> _Your goal_:
Nothing but the lines from the top of the data to the line holding "minimum width=64pt, minimum" should be printed, word for word and both ends included; leave the pictures out.
----------------
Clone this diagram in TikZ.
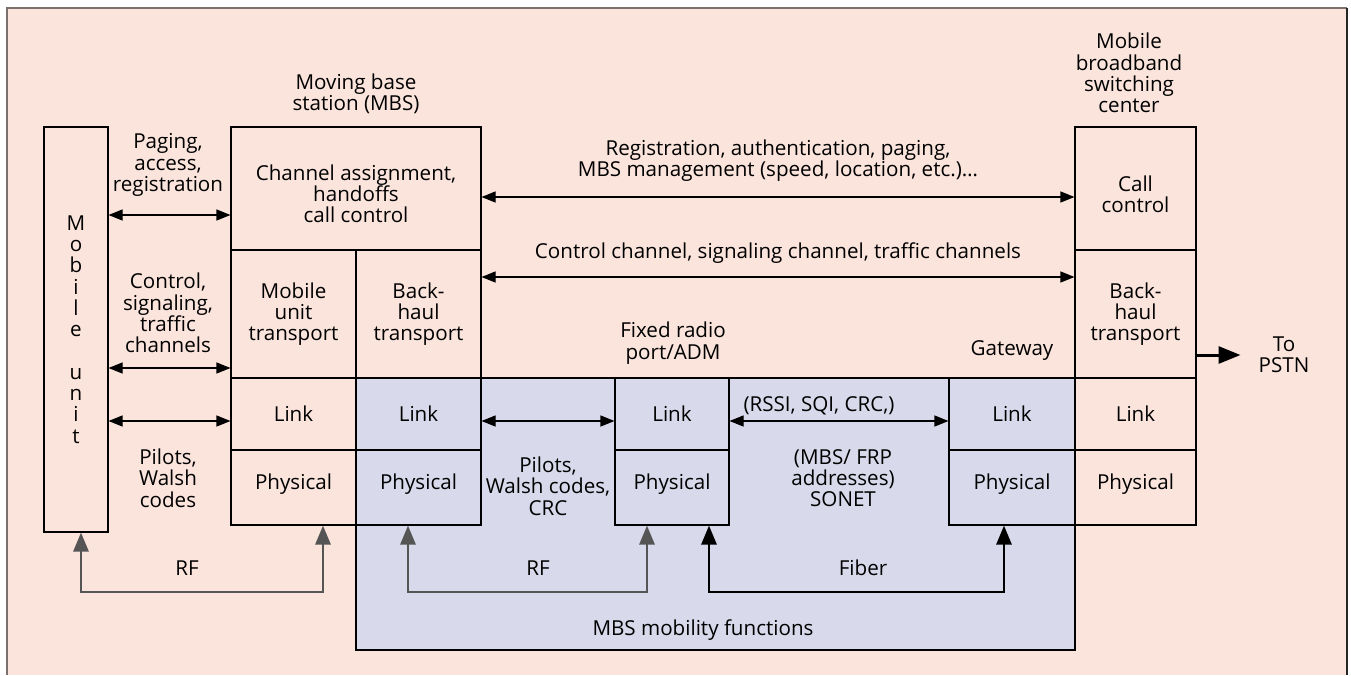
\documentclass[tikz,border=0pt]{standalone}
\usepackage{fontspec}
\setmainfont{Open Sans}
\usetikzlibrary{arrows.meta}
\definecolor{bgpink}{RGB}{250,228,220}
\definecolor{mobblue}{RGB}{216,217,234}
\definecolor{rfgray}{RGB}{85,85,85}
\definecolor{framegray}{RGB}{122,112,108}
\begin{document}
\begin{tikzpicture}[x=1pt,y=-1pt,
  font=\fontsize{20.6}{21.3}\selectfont,
  box/.style={draw, line width=1.1pt, inner sep=0pt, align=center},
  hightext/.style={text depth=11pt},
  txt/.style={align=center, inner sep=0pt},
  dbl/.style={line width=1.1pt, {Triangle[length=14pt,width=11pt]}-{Triangle[length=14pt,width=11pt]}},
  rfline/.style={rfgray, line width=2.8pt, {Triangle[length=19pt,width=15pt]}-{Triangle[length=19pt,width=15pt]}},
  fibline/.style={black, line width=2.8pt, {Triangle[length=19pt,width=15pt]}-{Triangle[length=19pt,width=15pt]}},
  pstnline/.style={black, line width=3pt, -{Triangle[length=22pt,width=17pt]}}
]
\useasboundingbox (0,0) rectangle (1351,675);
\fill[bgpink] (7,8) rectangle (1347,675);
\draw[framegray, line width=2pt] (7,675) -- (7,8) -- (1347,8);
\draw[black!85, line width=1.5pt] (1347,8) -- (1347,675);

% mobility region
\node[box, fill=mobblue, minimum width=719pt, minimum height=272pt] (mob) at (715.5,514) {};

% mobile unit
\node[box, minimum width=64pt, minimum height=405pt] (mu) at (76,329.5) {M\\o\\b\\i\\l\\e\\[21.3pt]u\\n\\i\\t};

% moving base station
\node[box, text height=69pt, minimum width=250pt, minimum height=123pt] (cc) at (356,188.5) {Channel assignment,\\handoffs\\call control};
\node[box, minimum width=125pt, minimum height=128pt] (mut) at (293.5,314) {Mobile\\unit\\transport};
\node[box, minimum width=125pt, minimum height=128pt] (bht) at (418.5,314) {Back-\\haul\\transport};
\node[box, minimum width=125pt, minimum height=72pt] (ml1) at (293.5,414) {Link};
\node[box, hightext, minimum width=125pt, minimum height=75pt] (mp1) at (293.5,487.5) {Physical};
\node[box, minimum width=125pt, minimum height=72pt] (ml2) at (418.5,414) {Link};
\node[box, hightext, minimum width=125pt, minimum height=75pt] (mp2) at (418.5,487.5) {Physical};

% fixed radio port
\node[box, minimum width=114pt, minimum height=72pt] (fl) at (672,414) {Link};
\node[box, hightext, minimum width=114pt, minimum height=75pt] (fp) at (672,487.5) {Physical};

% gateway
\node[box, minimum width=126pt, minimum height=72pt] (gl) at (1012,414) {Link};
\node[box, hightext, minimum width=126pt, minimum height=75pt] (gp) at (1012,487.5) {Physical};

% switching center
\node[box, text height=48pt, minimum width=121pt, minimum height=123pt] (mcc) at (1135.5,188.5) {Call\\control};
\node[box, minimum width=121pt, minimum height=128pt] (mbh) at (1135.5,314) {Back-\\haul\\transport};
\node[box, minimum width=121pt, minimum height=72pt] (mlk) at (1135.5,414) {Link};
\node[box, hightext, minimum width=121pt, minimum height=75pt] (mph) at (1135.5,487.5) {Physical};

% titles and labels
\node[txt] (tmbs) at (356,94) {Moving base\\station (MBS)};
\node[txt] (tmbsc) at (1129,73) {Mobile\\broadband\\switching\\center};
\node[txt] (tpag) at (168,165) {Paging,\\access,\\registration};
\node[txt] (treg) at (778,160.5) {Registration, authentication, paging,\\MBS management (speed, location, etc.)…};
\node[txt] (tctl) at (778,253) {Control channel, signaling channel, traffic channels};
\node[txt] (tcsig) at (168,313) {Control,\\signaling,\\traffic\\channels};
\node[txt] (tfrp) at (673,343) {Fixed radio\\port/ADM};
\node[txt] (tgw) at (1012,351) {Gateway};
\node[txt] (tpw1) at (168,478) {Pilots,\\Walsh\\codes};
\node[txt] (tpw2) at (548,486) {Pilots,\\Walsh codes,\\CRC};
\node[txt] (trssi) at (819,406) {(RSSI, SQI, CRC,)};
\node[txt] (tsonet) at (843,478) {(MBS/ FRP\\addresses)\\SONET};
\node[txt] (trf1) at (187,568) {RF};
\node[txt] (trf2) at (538,568) {RF};
\node[txt] (tfib) at (863,568) {Fiber};
\node[txt] (tmob) at (703,630) {MBS mobility functions};
\node[txt] (tpstn) at (1284,355) {To\\PSTN};

% horizontal levels
\coordinate (yPg) at (0,215);
\coordinate (yCs) at (0,368);
\coordinate (yLk) at (0,421);
\coordinate (yReg) at (0,197);
\coordinate (yCtl) at (0,277);
\coordinate (yRF) at (0,592);

\draw[dbl] (mu.east |- yPg) -- (cc.west |- yPg);
\draw[dbl] (mu.east |- yCs) -- (mut.west |- yCs);
\draw[dbl] (mu.east |- yLk) -- (ml1.west |- yLk);
\draw[dbl] (cc.east |- yReg) -- (mcc.west |- yReg);
\draw[dbl] (bht.east |- yCtl) -- (mbh.west |- yCtl);
\draw[dbl] (ml2.east |- yLk) -- (fl.west |- yLk);
\draw[dbl] (fl.east |- yLk) -- (gl.west |- yLk);

\draw[pstnline] (mbh.east |- tpstn) -- ([xshift=-18pt]tpstn.west);

% RF / fiber links
\coordinate (a1) at ([xshift=5pt]mu.south);
\coordinate (b1) at ([xshift=29.5pt]mp1.south);
\draw[rfline] (a1) -- (a1 |- yRF) -- (b1 |- yRF) -- (b1);
\coordinate (a2) at ([xshift=-10.5pt]mp2.south);
\coordinate (b2) at ([xshift=-25pt]fp.south);
\draw[rfline] (a2) -- (a2 |- yRF) -- (b2 |- yRF) -- (b2);
\coordinate (a3) at ([xshift=37pt]fp.south);
\coordinate (b3) at ([xshift=-8pt]gp.south);
\draw[fibline] (a3) -- (a3 |- yRF) -- (b3 |- yRF) -- (b3);
\end{tikzpicture}
\end{document}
----------------
> _Response for this exercise_:
Clone this diagram in TikZ.
\documentclass[tikz,border=0pt]{standalone}
\usepackage{fontspec}
\setmainfont{Open Sans}
\usetikzlibrary{arrows.meta}
\definecolor{bgpink}{RGB}{250,228,220}
\definecolor{mobblue}{RGB}{216,217,234}
\definecolor{rfgray}{RGB}{85,85,85}
\definecolor{framegray}{RGB}{122,112,108}
\begin{document}
\begin{tikzpicture}[x=1pt,y=-1pt,
  font=\fontsize{20.6}{21.3}\selectfont,
  box/.style={draw, line width=1.1pt, inner sep=0pt, align=center},
  hightext/.style={text depth=11pt},
  txt/.style={align=center, inner sep=0pt},
  dbl/.style={line width=1.1pt, {Triangle[length=14pt,width=11pt]}-{Triangle[length=14pt,width=11pt]}},
  rfline/.style={rfgray, line width=2.8pt, {Triangle[length=19pt,width=15pt]}-{Triangle[length=19pt,width=15pt]}},
  fibline/.style={black, line width=2.8pt, {Triangle[length=19pt,width=15pt]}-{Triangle[length=19pt,width=15pt]}},
  pstnline/.style={black, line width=3pt, -{Triangle[length=22pt,width=17pt]}}
]
\useasboundingbox (0,0) rectangle (1351,675);
\fill[bgpink] (7,8) rectangle (1347,675);
\draw[framegray, line width=2pt] (7,675) -- (7,8) -- (1347,8);
\draw[black!85, line width=1.5pt] (1347,8) -- (1347,675);

% mobility region
\node[box, fill=mobblue, minimum width=719pt, minimum height=272pt] (mob) at (715.5,514) {};

% mobile unit
\node[box, minimum width=64pt, minimum height=405pt] (mu) at (76,329.5) {M\\o\\b\\i\\l\\e\\[21.3pt]u\\n\\i\\t};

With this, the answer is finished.